=== Data shown ===
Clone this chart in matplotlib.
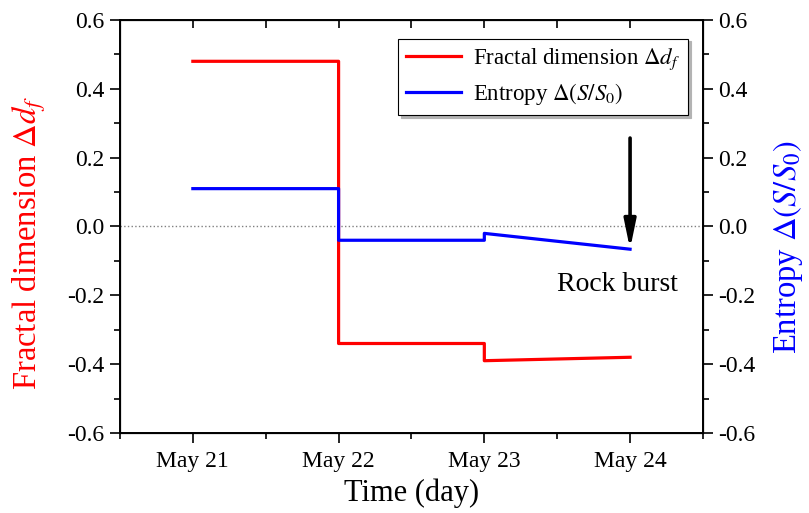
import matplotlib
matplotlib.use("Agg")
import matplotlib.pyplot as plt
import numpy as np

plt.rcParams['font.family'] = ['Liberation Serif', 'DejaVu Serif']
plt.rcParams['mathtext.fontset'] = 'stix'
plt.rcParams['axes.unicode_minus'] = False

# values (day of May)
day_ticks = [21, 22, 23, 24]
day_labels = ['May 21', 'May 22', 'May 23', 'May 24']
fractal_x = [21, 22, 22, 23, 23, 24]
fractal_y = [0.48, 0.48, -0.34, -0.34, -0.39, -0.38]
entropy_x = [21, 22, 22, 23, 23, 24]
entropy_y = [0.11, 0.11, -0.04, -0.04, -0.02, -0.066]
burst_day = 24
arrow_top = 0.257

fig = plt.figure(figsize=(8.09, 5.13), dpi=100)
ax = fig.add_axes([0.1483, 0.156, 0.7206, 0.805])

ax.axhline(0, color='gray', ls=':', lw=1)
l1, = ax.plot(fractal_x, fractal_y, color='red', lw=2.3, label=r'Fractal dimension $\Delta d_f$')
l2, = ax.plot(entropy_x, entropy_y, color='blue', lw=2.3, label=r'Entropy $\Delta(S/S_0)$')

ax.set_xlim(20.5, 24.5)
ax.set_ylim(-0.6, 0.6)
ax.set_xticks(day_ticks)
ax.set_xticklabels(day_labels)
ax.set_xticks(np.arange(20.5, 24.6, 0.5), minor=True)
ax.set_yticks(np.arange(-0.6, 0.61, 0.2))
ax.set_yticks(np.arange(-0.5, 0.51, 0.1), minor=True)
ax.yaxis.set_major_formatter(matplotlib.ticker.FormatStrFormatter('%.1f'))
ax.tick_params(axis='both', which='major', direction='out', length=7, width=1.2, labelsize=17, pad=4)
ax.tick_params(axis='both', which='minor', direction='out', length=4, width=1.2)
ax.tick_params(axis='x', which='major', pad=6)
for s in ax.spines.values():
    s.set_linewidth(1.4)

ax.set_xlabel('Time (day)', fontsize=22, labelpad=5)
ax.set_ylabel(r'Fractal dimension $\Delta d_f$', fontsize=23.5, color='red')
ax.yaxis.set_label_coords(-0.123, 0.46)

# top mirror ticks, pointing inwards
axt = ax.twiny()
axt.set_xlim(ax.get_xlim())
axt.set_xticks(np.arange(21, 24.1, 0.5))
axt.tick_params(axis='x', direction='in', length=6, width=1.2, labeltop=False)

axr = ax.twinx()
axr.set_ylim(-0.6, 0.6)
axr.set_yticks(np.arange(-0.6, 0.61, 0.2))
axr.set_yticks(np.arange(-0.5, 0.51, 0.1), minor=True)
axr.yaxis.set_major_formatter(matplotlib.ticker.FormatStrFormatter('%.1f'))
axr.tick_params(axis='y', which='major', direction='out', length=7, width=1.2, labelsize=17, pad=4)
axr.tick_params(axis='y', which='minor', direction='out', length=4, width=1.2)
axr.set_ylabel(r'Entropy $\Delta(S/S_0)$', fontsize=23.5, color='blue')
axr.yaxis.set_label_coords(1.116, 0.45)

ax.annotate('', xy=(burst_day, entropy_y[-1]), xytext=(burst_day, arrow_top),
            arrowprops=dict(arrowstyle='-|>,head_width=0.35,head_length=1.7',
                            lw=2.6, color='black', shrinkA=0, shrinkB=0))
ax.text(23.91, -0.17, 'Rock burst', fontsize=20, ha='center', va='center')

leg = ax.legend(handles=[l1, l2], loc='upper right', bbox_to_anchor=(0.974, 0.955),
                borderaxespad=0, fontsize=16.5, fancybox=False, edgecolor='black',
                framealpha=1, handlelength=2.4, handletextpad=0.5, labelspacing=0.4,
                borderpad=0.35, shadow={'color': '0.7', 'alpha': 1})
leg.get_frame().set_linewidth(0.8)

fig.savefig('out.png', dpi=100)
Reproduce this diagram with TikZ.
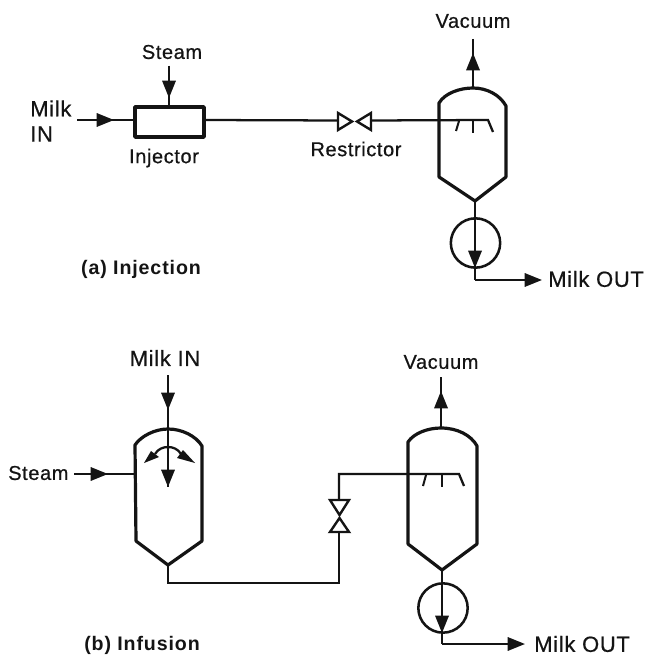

=== Instructions to follow ===
From the opening line of the listing above through the line bearing "ax.yaxis.set_label_coords(-0.123, 0.46)", repeat each line exactly. Drop every picture.

=== Correct result ===
Clone this chart in matplotlib.
import matplotlib
matplotlib.use("Agg")
import matplotlib.pyplot as plt
import numpy as np

plt.rcParams['font.family'] = ['Liberation Serif', 'DejaVu Serif']
plt.rcParams['mathtext.fontset'] = 'stix'
plt.rcParams['axes.unicode_minus'] = False

# values (day of May)
day_ticks = [21, 22, 23, 24]
day_labels = ['May 21', 'May 22', 'May 23', 'May 24']
fractal_x = [21, 22, 22, 23, 23, 24]
fractal_y = [0.48, 0.48, -0.34, -0.34, -0.39, -0.38]
entropy_x = [21, 22, 22, 23, 23, 24]
entropy_y = [0.11, 0.11, -0.04, -0.04, -0.02, -0.066]
burst_day = 24
arrow_top = 0.257

fig = plt.figure(figsize=(8.09, 5.13), dpi=100)
ax = fig.add_axes([0.1483, 0.156, 0.7206, 0.805])

ax.axhline(0, color='gray', ls=':', lw=1)
l1, = ax.plot(fractal_x, fractal_y, color='red', lw=2.3, label=r'Fractal dimension $\Delta d_f$')
l2, = ax.plot(entropy_x, entropy_y, color='blue', lw=2.3, label=r'Entropy $\Delta(S/S_0)$')

ax.set_xlim(20.5, 24.5)
ax.set_ylim(-0.6, 0.6)
ax.set_xticks(day_ticks)
ax.set_xticklabels(day_labels)
ax.set_xticks(np.arange(20.5, 24.6, 0.5), minor=True)
ax.set_yticks(np.arange(-0.6, 0.61, 0.2))
ax.set_yticks(np.arange(-0.5, 0.51, 0.1), minor=True)
ax.yaxis.set_major_formatter(matplotlib.ticker.FormatStrFormatter('%.1f'))
ax.tick_params(axis='both', which='major', direction='out', length=7, width=1.2, labelsize=17, pad=4)
ax.tick_params(axis='both', which='minor', direction='out', length=4, width=1.2)
ax.tick_params(axis='x', which='major', pad=6)
for s in ax.spines.values():
    s.set_linewidth(1.4)

ax.set_xlabel('Time (day)', fontsize=22, labelpad=5)
ax.set_ylabel(r'Fractal dimension $\Delta d_f$', fontsize=23.5, color='red')
ax.yaxis.set_label_coords(-0.123, 0.46)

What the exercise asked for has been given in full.